What the task asks: Give back the full listing verbatim, apart from its images.
── Given data ──
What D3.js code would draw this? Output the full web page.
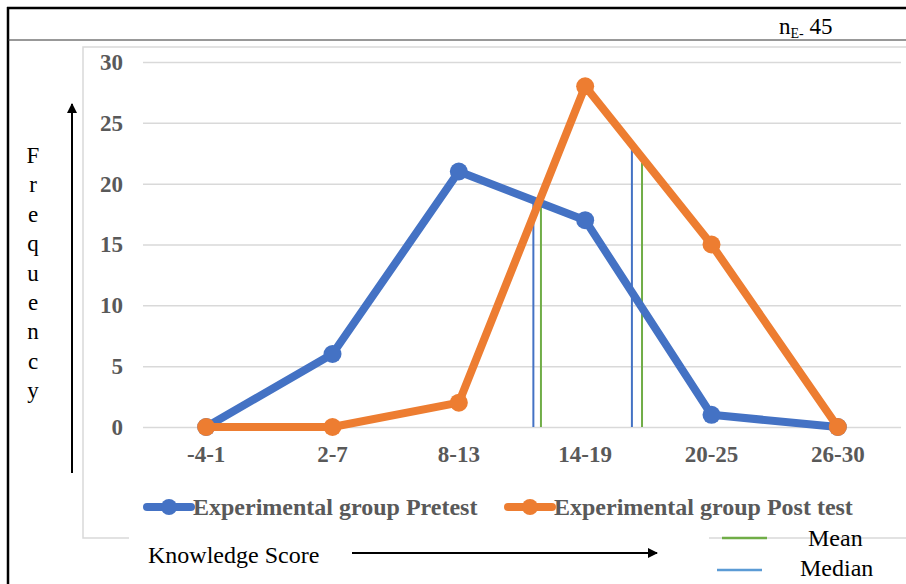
<!DOCTYPE html>
<html>
<head>
<meta charset="utf-8">
<script src="https://cdn.jsdelivr.net/npm/d3@7"></script>
<style>
  body { margin: 0; background: #fff; }
  svg { display: block; }
  text { font-family: "Liberation Serif", "Times New Roman", serif; }
</style>
</head>
<body>
<svg id="graph"></svg>
<script>
// data
var categories = ['-4-1', '2-7', '8-13', '14-19', '20-25', '26-30'];
var pretest = [0, 6, 21, 17, 1, 0];
var posttest = [0, 0, 2, 28, 15, 0];
var yTicks = [0, 5, 10, 15, 20, 25, 30];
// mean / median markers: position on the category index axis, height in frequency units
var markerPos = [2.59, 2.65, 3.37, 3.45];
var markerTop = [18.6, 18.9, 23.3, 21.7];
var markerType = ['Median', 'Mean', 'Median', 'Mean'];
var seriesNames = ['Experimental group Pretest', 'Experimental group Post test'];

var W = 906, H = 584;
var margin = { top: 62, left: 143, bottom: 157, right: 5 };
var width = W - margin.left - margin.right;
var height = H - margin.top - margin.bottom;

var blue = '#4472C4', orange = '#ED7D31', green = '#70AD47', grey = '#595959';

var svg = d3.select('#graph')
    .attr('width', W)
    .attr('height', H);

// outer frame (table lines)
svg.append('line').attr('x1', 7).attr('x2', W).attr('y1', 8).attr('y2', 8)
    .attr('stroke', '#000').attr('stroke-width', 2.5);
svg.append('line').attr('x1', 8).attr('x2', 8).attr('y1', 7).attr('y2', H)
    .attr('stroke', '#000').attr('stroke-width', 2.5);
svg.append('line').attr('x1', 8).attr('x2', W).attr('y1', 40).attr('y2', 40)
    .attr('stroke', '#333').attr('stroke-width', 1);

// n label
var nTxt = svg.append('text').attr('x', 779).attr('y', 34)
    .style('font-size', '23px').attr('fill', '#000');
nTxt.append('tspan').text('n');
nTxt.append('tspan').attr('dy', 4).style('font-size', '14px').text('E-');
nTxt.append('tspan').attr('dy', -4).text(' 45');

// chart area border
svg.append('rect')
    .attr('x', 83).attr('y', 47)
    .attr('width', W).attr('height', 491)
    .attr('fill', 'none').attr('stroke', '#D9D9D9').attr('stroke-width', 1.5);

var g = svg.append('g')
    .attr('transform', 'translate(' + margin.left + ',' + margin.top + ')');

var xScale = d3.scaleBand().domain(categories).range([0, width]);
var yScale = d3.scaleLinear().domain([0, 30]).range([height, 0]);
var xIdx = d3.scaleLinear().domain([0, categories.length - 1])
    .range([xScale(categories[0]) + xScale.bandwidth() / 2,
            xScale(categories[categories.length - 1]) + xScale.bandwidth() / 2]);

// gridlines + y labels
var yAxis = d3.axisLeft(yScale).tickValues(yTicks).tickSize(-width).tickPadding(20);
var yG = g.append('g').attr('class', 'y axis').call(yAxis);
yG.select('.domain').remove();
yG.selectAll('.tick line').attr('stroke', '#D9D9D9').attr('stroke-width', 1.5);
yG.selectAll('.tick text')
    .attr('fill', grey)
    .style('font-size', '23px').style('font-weight', 'bold')
    .style('font-family', '"Liberation Serif", serif');

// x labels
var xAxis = d3.axisBottom(xScale).tickSize(0).tickPadding(19);
var xG = g.append('g').attr('class', 'x axis')
    .attr('transform', 'translate(0,' + height + ')')
    .call(xAxis);
xG.select('.domain').remove();
xG.selectAll('.tick text')
    .attr('fill', grey)
    .style('font-size', '23px').style('font-weight', 'bold')
    .style('font-family', '"Liberation Serif", serif');

// mean / median vertical lines
g.selectAll('.marker')
    .data(markerPos)
    .enter().append('line')
    .attr('class', 'marker')
    .attr('x1', function (d) { return xIdx(d); })
    .attr('x2', function (d) { return xIdx(d); })
    .attr('y1', yScale(0))
    .attr('y2', function (d, i) { return yScale(markerTop[i]); })
    .attr('stroke', function (d, i) { return markerType[i] == 'Mean' ? green : blue; })
    .attr('stroke-width', 2);

var line = d3.line()
    .x(function (d, i) { return xScale(categories[i]) + xScale.bandwidth() / 2; })
    .y(function (d) { return yScale(d); });

function drawSeries(values, color) {
    g.append('path')
        .datum(values)
        .attr('d', line)
        .attr('fill', 'none')
        .attr('stroke', color)
        .attr('stroke-width', 8)
        .attr('stroke-linejoin', 'round');
    g.selectAll(null)
        .data(values)
        .enter().append('circle')
        .attr('cx', function (d, i) { return xScale(categories[i]) + xScale.bandwidth() / 2; })
        .attr('cy', function (d) { return yScale(d); })
        .attr('r', 9)
        .attr('fill', color);
}
drawSeries(pretest, blue);
drawSeries(posttest, orange);

// legend
var legend = svg.append('g').attr('transform', 'translate(0,507)');
[[147, blue, seriesNames[0]], [508, orange, seriesNames[1]]].forEach(function (l) {
    legend.append('line')
        .attr('x1', l[0]).attr('x2', l[0] + 44)
        .attr('stroke', l[1]).attr('stroke-width', 8).attr('stroke-linecap', 'round');
    legend.append('circle').attr('cx', l[0] + 22).attr('r', 8).attr('fill', l[1]);
    legend.append('text')
        .attr('x', l[0] + 46).attr('y', 8)
        .attr('fill', grey)
        .style('font-size', '24px').style('font-weight', 'bold')
        .text(l[2]);
});

// white box for the Knowledge Score text (covers part of the border)
svg.append('rect').attr('x', 129).attr('y', 530).attr('width', 580).attr('height', 54).attr('fill', '#fff');

svg.append('defs').append('marker')
    .attr('id', 'arrow')
    .attr('viewBox', '0 0 10 10')
    .attr('refX', 9).attr('refY', 5)
    .attr('markerWidth', 5).attr('markerHeight', 5)
    .attr('orient', 'auto')
    .append('path').attr('d', 'M0,0L10,5L0,10z').attr('fill', '#000');

svg.append('text').attr('x', 148).attr('y', 563)
    .style('font-size', '24px').attr('fill', '#000')
    .text('Knowledge Score');
svg.append('line').attr('x1', 352).attr('x2', 657).attr('y1', 553).attr('y2', 553)
    .attr('stroke', '#000').attr('stroke-width', 2).attr('marker-end', 'url(#arrow)');

// y label, one letter per row, and its arrow
var yLabel = 'Frequency'.split('');
svg.selectAll('.ylab')
    .data(yLabel)
    .enter().append('text')
    .attr('class', 'ylab')
    .attr('x', 33).attr('y', function (d, i) { return 163 + i * 29.4; })
    .attr('text-anchor', 'middle')
    .style('font-size', '23px').attr('fill', '#000')
    .text(function (d) { return d; });
svg.append('line').attr('x1', 72).attr('x2', 72).attr('y1', 473).attr('y2', 104)
    .attr('stroke', '#000').attr('stroke-width', 2).attr('marker-end', 'url(#arrow)');

// mean / median key
var key = svg.append('g');
key.append('line').attr('x1', 722).attr('x2', 767).attr('y1', 538).attr('y2', 538)
    .attr('stroke', green).attr('stroke-width', 2.5);
key.append('text').attr('x', 808).attr('y', 546).style('font-size', '24px').text('Mean');
key.append('line').attr('x1', 717).attr('x2', 762).attr('y1', 570).attr('y2', 570)
    .attr('stroke', '#5B9BD5').attr('stroke-width', 2.5);
key.append('text').attr('x', 800).attr('y', 576).style('font-size', '24px').text('Median');
</script>
</body>
</html>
───
Solution for this task:
What D3.js code would draw this? Output the full web page.
<!DOCTYPE html>
<html>
<head>
<meta charset="utf-8">
<script src="https://cdn.jsdelivr.net/npm/d3@7"></script>
<style>
  body { margin: 0; background: #fff; }
  svg { display: block; }
  text { font-family: "Liberation Serif", "Times New Roman", serif; }
</style>
</head>
<body>
<svg id="graph"></svg>
<script>
// data
var categories = ['-4-1', '2-7', '8-13', '14-19', '20-25', '26-30'];
var pretest = [0, 6, 21, 17, 1, 0];
var posttest = [0, 0, 2, 28, 15, 0];
var yTicks = [0, 5, 10, 15, 20, 25, 30];
// mean / median markers: position on the category index axis, height in frequency units
var markerPos = [2.59, 2.65, 3.37, 3.45];
var markerTop = [18.6, 18.9, 23.3, 21.7];
var markerType = ['Median', 'Mean', 'Median', 'Mean'];
var seriesNames = ['Experimental group Pretest', 'Experimental group Post test'];

var W = 906, H = 584;
var margin = { top: 62, left: 143, bottom: 157, right: 5 };
var width = W - margin.left - margin.right;
var height = H - margin.top - margin.bottom;

var blue = '#4472C4', orange = '#ED7D31', green = '#70AD47', grey = '#595959';

var svg = d3.select('#graph')
    .attr('width', W)
    .attr('height', H);

// outer frame (table lines)
svg.append('line').attr('x1', 7).attr('x2', W).attr('y1', 8).attr('y2', 8)
    .attr('stroke', '#000').attr('stroke-width', 2.5);
svg.append('line').attr('x1', 8).attr('x2', 8).attr('y1', 7).attr('y2', H)
    .attr('stroke', '#000').attr('stroke-width', 2.5);
svg.append('line').attr('x1', 8).attr('x2', W).attr('y1', 40).attr('y2', 40)
    .attr('stroke', '#333').attr('stroke-width', 1);

// n label
var nTxt = svg.append('text').attr('x', 779).attr('y', 34)
    .style('font-size', '23px').attr('fill', '#000');
nTxt.append('tspan').text('n');
nTxt.append('tspan').attr('dy', 4).style('font-size', '14px').text('E-');
nTxt.append('tspan').attr('dy', -4).text(' 45');

// chart area border
svg.append('rect')
    .attr('x', 83).attr('y', 47)
    .attr('width', W).attr('height', 491)
    .attr('fill', 'none').attr('stroke', '#D9D9D9').attr('stroke-width', 1.5);

var g = svg.append('g')
    .attr('transform', 'translate(' + margin.left + ',' + margin.top + ')');

var xScale = d3.scaleBand().domain(categories).range([0, width]);
var yScale = d3.scaleLinear().domain([0, 30]).range([height, 0]);
var xIdx = d3.scaleLinear().domain([0, categories.length - 1])
    .range([xScale(categories[0]) + xScale.bandwidth() / 2,
            xScale(categories[categories.length - 1]) + xScale.bandwidth() / 2]);

// gridlines + y labels
var yAxis = d3.axisLeft(yScale).tickValues(yTicks).tickSize(-width).tickPadding(20);
var yG = g.append('g').attr('class', 'y axis').call(yAxis);
yG.select('.domain').remove();
yG.selectAll('.tick line').attr('stroke', '#D9D9D9').attr('stroke-width', 1.5);
yG.selectAll('.tick text')
    .attr('fill', grey)
    .style('font-size', '23px').style('font-weight', 'bold')
    .style('font-family', '"Liberation Serif", serif');

// x labels
var xAxis = d3.axisBottom(xScale).tickSize(0).tickPadding(19);
var xG = g.append('g').attr('class', 'x axis')
    .attr('transform', 'translate(0,' + height + ')')
    .call(xAxis);
xG.select('.domain').remove();
xG.selectAll('.tick text')
    .attr('fill', grey)
    .style('font-size', '23px').style('font-weight', 'bold')
    .style('font-family', '"Liberation Serif", serif');

// mean / median vertical lines
g.selectAll('.marker')
    .data(markerPos)
    .enter().append('line')
    .attr('class', 'marker')
    .attr('x1', function (d) { return xIdx(d); })
    .attr('x2', function (d) { return xIdx(d); })
    .attr('y1', yScale(0))
    .attr('y2', function (d, i) { return yScale(markerTop[i]); })
    .attr('stroke', function (d, i) { return markerType[i] == 'Mean' ? green : blue; })
    .attr('stroke-width', 2);

var line = d3.line()
    .x(function (d, i) { return xScale(categories[i]) + xScale.bandwidth() / 2; })
    .y(function (d) { return yScale(d); });

function drawSeries(values, color) {
    g.append('path')
        .datum(values)
        .attr('d', line)
        .attr('fill', 'none')
        .attr('stroke', color)
        .attr('stroke-width', 8)
        .attr('stroke-linejoin', 'round');
    g.selectAll(null)
        .data(values)
        .enter().append('circle')
        .attr('cx', function (d, i) { return xScale(categories[i]) + xScale.bandwidth() / 2; })
        .attr('cy', function (d) { return yScale(d); })
        .attr('r', 9)
        .attr('fill', color);
}
drawSeries(pretest, blue);
drawSeries(posttest, orange);

// legend
var legend = svg.append('g').attr('transform', 'translate(0,507)');
[[147, blue, seriesNames[0]], [508, orange, seriesNames[1]]].forEach(function (l) {
    legend.append('line')
        .attr('x1', l[0]).attr('x2', l[0] + 44)
        .attr('stroke', l[1]).attr('stroke-width', 8).attr('stroke-linecap', 'round');
    legend.append('circle').attr('cx', l[0] + 22).attr('r', 8).attr('fill', l[1]);
    legend.append('text')
        .attr('x', l[0] + 46).attr('y', 8)
        .attr('fill', grey)
        .style('font-size', '24px').style('font-weight', 'bold')
        .text(l[2]);
});

// white box for the Knowledge Score text (covers part of the border)
svg.append('rect').attr('x', 129).attr('y', 530).attr('width', 580).attr('height', 54).attr('fill', '#fff');

svg.append('defs').append('marker')
    .attr('id', 'arrow')
    .attr('viewBox', '0 0 10 10')
    .attr('refX', 9).attr('refY', 5)
    .attr('markerWidth', 5).attr('markerHeight', 5)
    .attr('orient', 'auto')
    .append('path').attr('d', 'M0,0L10,5L0,10z').attr('fill', '#000');

svg.append('text').attr('x', 148).attr('y', 563)
    .style('font-size', '24px').attr('fill', '#000')
    .text('Knowledge Score');
svg.append('line').attr('x1', 352).attr('x2', 657).attr('y1', 553).attr('y2', 553)
    .attr('stroke', '#000').attr('stroke-width', 2).attr('marker-end', 'url(#arrow)');

// y label, one letter per row, and its arrow
var yLabel = 'Frequency'.split('');
svg.selectAll('.ylab')
    .data(yLabel)
    .enter().append('text')
    .attr('class', 'ylab')
    .attr('x', 33).attr('y', function (d, i) { return 163 + i * 29.4; })
    .attr('text-anchor', 'middle')
    .style('font-size', '23px').attr('fill', '#000')
    .text(function (d) { return d; });
svg.append('line').attr('x1', 72).attr('x2', 72).attr('y1', 473).attr('y2', 104)
    .attr('stroke', '#000').attr('stroke-width', 2).attr('marker-end', 'url(#arrow)');

// mean / median key
var key = svg.append('g');
key.append('line').attr('x1', 722).attr('x2', 767).attr('y1', 538).attr('y2', 538)
    .attr('stroke', green).attr('stroke-width', 2.5);
key.append('text').attr('x', 808).attr('y', 546).style('font-size', '24px').text('Mean');
key.append('line').attr('x1', 717).attr('x2', 762).attr('y1', 570).attr('y2', 570)
    .attr('stroke', '#5B9BD5').attr('stroke-width', 2.5);
key.append('text').attr('x', 800).attr('y', 576).style('font-size', '24px').text('Median');
</script>
</body>
</html>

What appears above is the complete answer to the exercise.